⟨

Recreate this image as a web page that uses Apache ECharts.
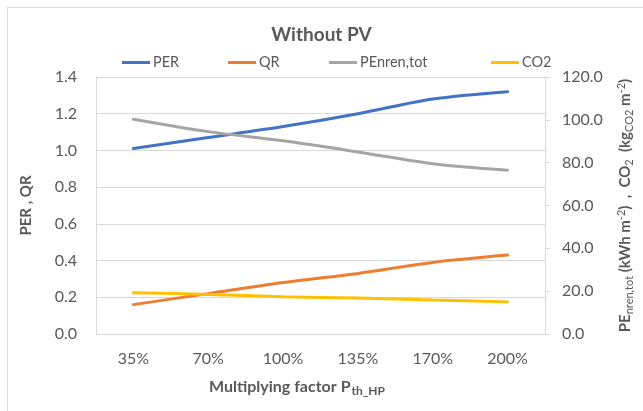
<!DOCTYPE html>
<html>
<head>
<meta charset="utf-8">
<script src="https://cdn.jsdelivr.net/npm/echarts@6/dist/echarts.min.js"></script>
<style>
html,body{margin:0;padding:0;background:#fff;overflow:hidden;}
#frame{position:absolute;left:7px;top:7px;width:700px;height:500px;border:1px solid #d9d9d9;}
#chart{position:absolute;left:0;top:0;width:643px;height:411px;}
</style>
</head>
<body>
<div id="frame"></div>
<div id="chart"></div>
<script>
const categories = ['35%', '70%', '100%', '135%', '170%', '200%'];
const perValues = [1.01, 1.07, 1.13, 1.20, 1.28, 1.32];
const qrValues = [0.16, 0.22, 0.28, 0.33, 0.39, 0.43];
const penrenValues = [100.3, 94.5, 90.2, 85.0, 79.5, 76.5];
const co2Values = [19.3, 18.5, 17.4, 16.8, 15.9, 15.0];
const seriesNames = ['PER', 'QR', 'PEnren,tot', 'CO2'];
const seriesColors = ['#4472C4', '#ED7D31', '#A5A5A5', '#FFC000'];

const FONT = 'Lato';
const TXT = '#595959';
const chart = echarts.init(document.getElementById('chart'));

const legendLefts = [117, 223, 324, 486];
const legends = seriesNames.map((n, i) => ({
  data: [n],
  left: legendLefts[i],
  top: 50,
  icon: 'rect',
  itemWidth: 28,
  itemHeight: 3,
  itemGap: 3,
  textStyle: { fontFamily: FONT, fontSize: 14.5, color: TXT, padding: [0,0,0,-2] }
}));

function mkSeries(i, data, axis) {
  return {
    name: seriesNames[i], type: 'line', data: data, yAxisIndex: axis,
    smooth: 0.3, showSymbol: false, symbol: 'none',
    lineStyle: { width: 3, color: seriesColors[i], cap: 'round' },
    itemStyle: { color: seriesColors[i] }
  };
}

chart.setOption({
  animation: false,
  title: {
    text: 'Without PV', left: 'center', top: 20,
    textStyle: { fontFamily: FONT, fontSize: 19, fontWeight: 'bold', color: TXT }
  },
  legend: legends,
  grid: { left: 96, right: 98, top: 77, bottom: 77 },
  xAxis: {
    type: 'category', data: categories, boundaryGap: true,
    axisLine: { lineStyle: { color: '#d9d9d9' } },
    axisTick: { show: false },
    axisLabel: { fontFamily: FONT, fontSize: 16, color: TXT, margin: 17 },
    name: '{b|Multiplying factor P}{s|th_HP}',
    nameLocation: 'middle', nameGap: 42,
    nameTextStyle: {
      padding: [0, 47, 0, 0],
      rich: {
        b: { fontFamily: FONT, fontSize: 16, fontWeight: 'bold', color: TXT, lineHeight: 22, verticalAlign: 'middle' },
        s: { fontFamily: FONT, fontSize: 12, fontWeight: 'bold', color: TXT, padding: [9,0,0,1] }
      }
    }
  },
  yAxis: [
    {
      type: 'value', min: 0, max: 1.4, interval: 0.2,
      axisLine: { show: true, lineStyle: { color: '#d9d9d9' } },
      axisTick: { show: false },
      splitLine: { lineStyle: { color: '#d9d9d9' } },
      axisLabel: { fontFamily: FONT, fontSize: 16, color: TXT, margin: 19, formatter: v => v.toFixed(1) },
      name: 'PER , QR', nameLocation: 'middle', nameRotate: 90, nameGap: 62,
      nameTextStyle: { fontFamily: FONT, fontSize: 15, fontWeight: 'bold', color: TXT }
    },
    {
      type: 'value', min: 0, max: 120, interval: 20, position: 'right',
      axisLine: { show: true, lineStyle: { color: '#d9d9d9' } },
      axisTick: { show: true, length: 5, lineStyle: { color: '#d9d9d9' } },
      splitLine: { show: false },
      axisLabel: { fontFamily: FONT, fontSize: 16, color: TXT, margin: 17, formatter: v => v.toFixed(1) },
      name: '{b|PE}{s|nren,tot}{b| (kWh m}{p|-2}{b|)  ,  CO}{s|2}{b|  (kg}{s|CO2}{b| m}{p|-2}{b|)}',
      nameLocation: 'middle', nameRotate: 90, nameGap: 70,
      nameTextStyle: {
        rich: {
          b: { fontFamily: FONT, fontSize: 15, fontWeight: 'bold', color: TXT, lineHeight: 20 },
          s: { fontFamily: FONT, fontSize: 11, color: TXT, padding: [8,0,0,0] },
          p: { fontFamily: FONT, fontSize: 11, color: TXT, padding: [0,0,8,0] }
        }
      }
    }
  ],
  series: [
    mkSeries(0, perValues, 0),
    mkSeries(1, qrValues, 0),
    mkSeries(2, penrenValues, 1),
    mkSeries(3, co2Values, 1)
  ]
});
</script>
</body>
</html>
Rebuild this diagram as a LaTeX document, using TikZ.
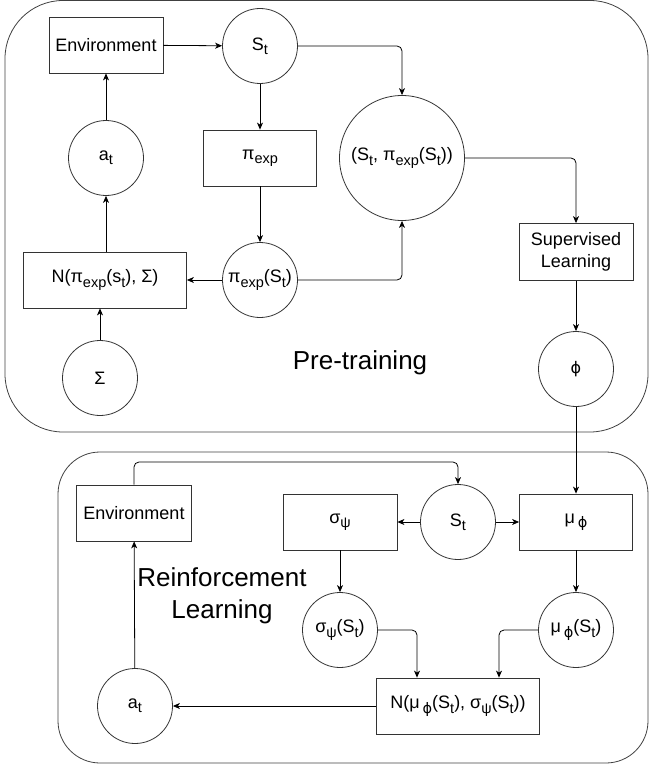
\documentclass[tikz,border=0pt]{standalone}
\usepackage{fontspec}
\setmainfont{Liberation Sans}
\newfontfamily\dvs{DejaVu Sans}
\usetikzlibrary{arrows.meta}
\newcommand{\sbs}[1]{\raisebox{-0.45ex}{\fontsize{14.5}{15}\selectfont #1}}
\newcommand{\vphi}{{\dvs ϕ}}
\begin{document}
\begin{tikzpicture}[x=1pt,y=-1pt,
  every node/.style={font=\fontsize{18}{22}\selectfont},
  box/.style={draw=black!80, line width=0.8pt, inner sep=0pt, minimum height=56pt},
  circ/.style={draw=black!80, line width=0.8pt, circle, inner sep=0pt, minimum size=75pt},
  arr/.style={-{Stealth[length=7pt,width=6pt,inset=2pt]}, line width=0.8pt, rounded corners=5pt},
  cont/.style={draw=black!75, line width=0.8pt},
  big/.style={font=\fontsize{26}{32}\selectfont, align=center}]
\useasboundingbox (0,0) rectangle (650,765);
% containers
\draw[cont, rounded corners=58pt] (5,0.5) rectangle (648,432);
\draw[cont, rounded corners=42pt] (58,452) rectangle (648,763);
% top nodes
\node[box, minimum width=114pt] (env1) at (106,45) {Environment};
\node[circ] (s1) at (260,46) {S\sbs{t}};
\node[circ] (a1) at (106,158) {a\sbs{t}};
\node[box, minimum width=113pt] (pi) at (260,158) {π\sbs{exp}};
\node[circ, minimum size=125pt] (pair) at (402,158) {(S\sbs{t}, π\sbs{exp}(S\sbs{t}))};
\node[circ] (pis) at (260,280) {π\sbs{exp}(S\sbs{t})};
\node[box, minimum width=163pt] (N1) at (105,280) {N(π\sbs{exp}(s\sbs{t}), Σ)};
\node[circ] (sig) at (100,378) {Σ};
\node[big] (pre) at (360,363) {Pre-training};
\node[box, minimum width=114pt, minimum height=57pt, align=center] (sup) at (576,252) {Supervised\\Learning};
\node[circ] (phi) at (576,369) {\fontsize{16}{18}\selectfont\vphi};
% bottom nodes
\node[box, minimum width=115pt] (env2) at (134,513) {Environment};
\node[box, minimum width=114pt] (sgm) at (340,522) {σ\sbs{ψ}};
\node[circ] (s2) at (458,522) {S\sbs{t}};
\node[box, minimum width=113pt] (mu) at (576,522) {μ\,\sbs{\vphi}};
\node[circ] (sgms) at (340,630) {σ\sbs{ψ}(S\sbs{t})};
\node[circ] (mus) at (576,630) {μ\,\sbs{\vphi}(S\sbs{t})};
\node[box, minimum width=163pt] (N2) at (458,706) {N(μ\,\sbs{\vphi}(S\sbs{t}), σ\sbs{ψ}(S\sbs{t}))};
\node[circ] (a2) at (135,706) {a\sbs{t}};
\node[big] (rl) at (222,596) {Reinforcement\\Learning};
\coordinate (top2) at (134,462);
% top connectors
\draw[arr] (env1) -- (s1);
\draw[arr] (s1.east) -| (pair.north);
\draw[arr] (s1) -- (pi);
\draw[arr] (pi) -- (pis);
\draw[arr] (pis) -- (N1);
\draw[arr] (pis.east) -| (pair.south);
\draw[arr] (N1.north -| a1.south) -- (a1.south);
\draw[arr] (a1) -- (env1);
\draw[arr] (sig.north) -- (sig.north |- N1.south);
\draw[arr] (pair.east) -| (sup.north);
\draw[arr] (sup) -- (phi);
\draw[arr] (phi) -- (mu);
% bottom connectors
\draw[arr] (env2.north) -- (top2) -| (s2.north);
\draw[arr] (s2) -- (sgm);
\draw[arr] (s2) -- (mu);
\draw[arr] (sgm) -- (sgms);
\draw[arr] (mu) -- (mus);
\draw[arr] (sgms.east) -| ([xshift=-41pt]N2.north);
\draw[arr] (mus.west) -| ([xshift=41pt]N2.north);
\draw[arr] (N2) -- (a2);
\draw[arr] (a2) -- (env2);
\end{tikzpicture}
\end{document}
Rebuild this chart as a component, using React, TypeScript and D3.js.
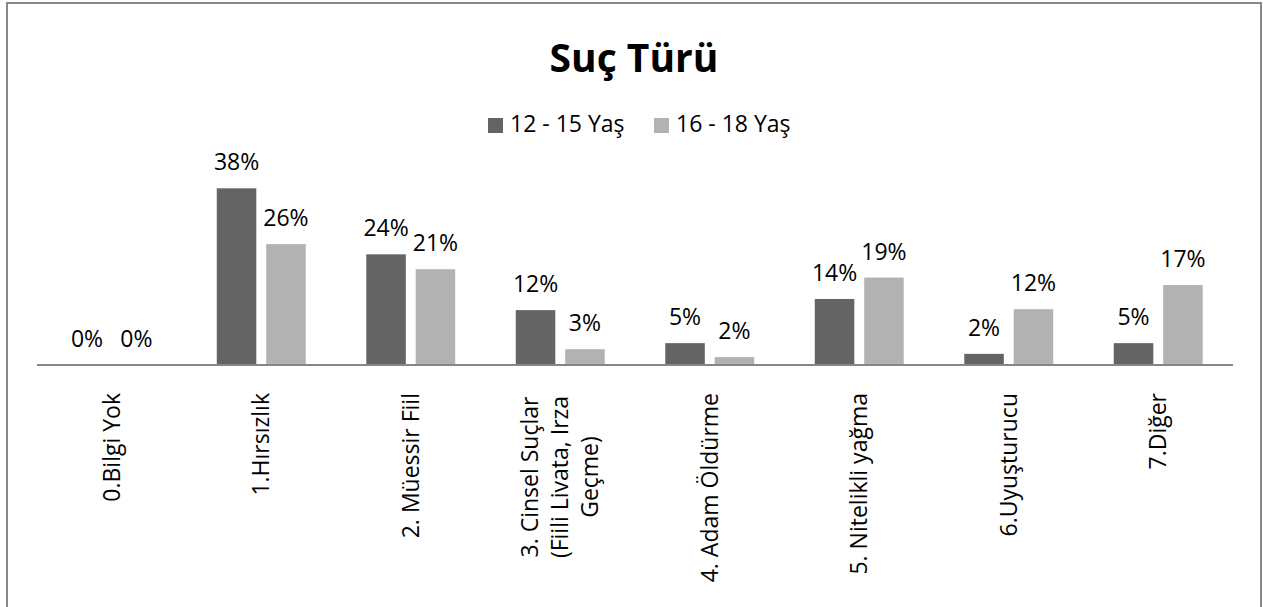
import React from "react";
import * as d3 from "d3";

const categories = [
  "0.Bilgi Yok",
  "1.Hırsızlık",
  "2. Müessir Fiil",
  "3. Cinsel Suçlar (Fiili Livata, Irza Geçme)",
  "4. Adam Öldürme",
  "5. Nitelikli yağma",
  "6.Uyuşturucu",
  "7.Diğer",
];
// label lines as shown under the axis
const categoryLines = [
  ["0.Bilgi Yok"],
  ["1.Hırsızlık"],
  ["2. Müessir Fiil"],
  ["3. Cinsel Suçlar", "(Fiili Livata, Irza", "Geçme)"],
  ["4. Adam Öldürme"],
  ["5. Nitelikli yağma"],
  ["6.Uyuşturucu"],
  ["7.Diğer"],
];
const seriesNames = ["12 - 15 Yaş", "16 - 18 Yaş"];
const age12to15 = [0, 38, 23.8, 11.8, 4.7, 14.2, 2.4, 4.7];
const age16to18 = [0, 26, 20.6, 3.4, 1.7, 18.8, 12.0, 17.2];
const seriesColors = ["#646464", "#b2b2b2"];

const W = 1263;
const H = 607;
const font = "'Open Sans', sans-serif";

export default function App() {
  const baseY = 365;
  const x0 = d3
    .scaleBand()
    .domain(categories)
    .range([37, 1233])
    .paddingInner(0.405)
    .paddingOuter(0.2025);
  const x1 = d3
    .scaleBand()
    .domain(seriesNames)
    .range([0, x0.bandwidth()])
    .paddingInner(0.2);
  const y = d3.scaleLinear().domain([0, 40]).range([baseY, 179]);
  const fmt = (v: number) => d3.format(".0f")(v) + "%";
  const values = [age12to15, age16to18];

  return (
    <svg
      width={W}
      height={H}
      style={{ position: "absolute", left: 0, top: 0, background: "#fff" }}
    >
      <rect x={7} y={3} width={1254} height={700} fill="#fff" stroke="#878787" strokeWidth={2} />
      <text
        x={634}
        y={72}
        textAnchor="middle"
        fontFamily={font}
        fontWeight="bold"
        fontSize={39}
        fill="#000"
      >
        Suç Türü
      </text>

      {/* legend */}
      {seriesNames.map((s, i) => {
        const lx = i === 0 ? 488 : 654;
        return (
          <g key={s}>
            <rect x={lx} y={118} width={15} height={15} fill={seriesColors[i]} />
            <text x={lx + 22} y={132} fontFamily={font} fontSize={23} fill="#000">
              {s}
            </text>
          </g>
        );
      })}

      {/* bars */}
      {categories.map((c, ci) => (
        <g key={c} transform={`translate(${x0(c)},0)`}>
          {seriesNames.map((s, si) => {
            const v = values[si][ci];
            const bx = x1(s)!;
            return (
              <g key={s}>
                <rect
                  x={bx}
                  y={y(v)}
                  width={x1.bandwidth()}
                  height={baseY - y(v)}
                  fill={seriesColors[si]}
                />
                <text
                  x={bx + x1.bandwidth() / 2}
                  y={y(v) - 18}
                  textAnchor="middle"
                  fontFamily={font}
                  fontSize={23}
                  fill="#000"
                >
                  {fmt(v)}
                </text>
              </g>
            );
          })}
        </g>
      ))}

      {/* axis line */}
      <line x1={37} x2={1233} y1={baseY} y2={baseY} stroke="#868686" strokeWidth={2} />

      {/* category labels */}
      {categories.map((c, ci) => {
        const cx = x0(c)! + x0.bandwidth() / 2;
        const lines = categoryLines[ci];
        const lh = 30;
        const top = 393;
        return (
          <text
            key={c}
            transform={`translate(${cx},${top}) rotate(-90)`}
            fontFamily={font}
            fontSize={23}
            fill="#000"
            textAnchor={lines.length > 1 ? "middle" : "end"}
          >
            {lines.map((l, li) => (
              <tspan
                key={li}
                x={lines.length > 1 ? -84 : 0}
                y={(li - (lines.length - 1) / 2) * lh}
                dy="0.35em"
              >
                {l}
              </tspan>
            ))}
          </text>
        );
      })}
    </svg>
  );
}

⟩

Short exercise ▸ Transcribe, exactly as written, the lines starting at the one with "Rebuild this chart" and ending at the one with "import * as", and nothing more. Pictures are not part of the copy.

Task solution ▸
Rebuild this chart as a component, using React, TypeScript and D3.js.
import React from "react";
import * as d3 from "d3";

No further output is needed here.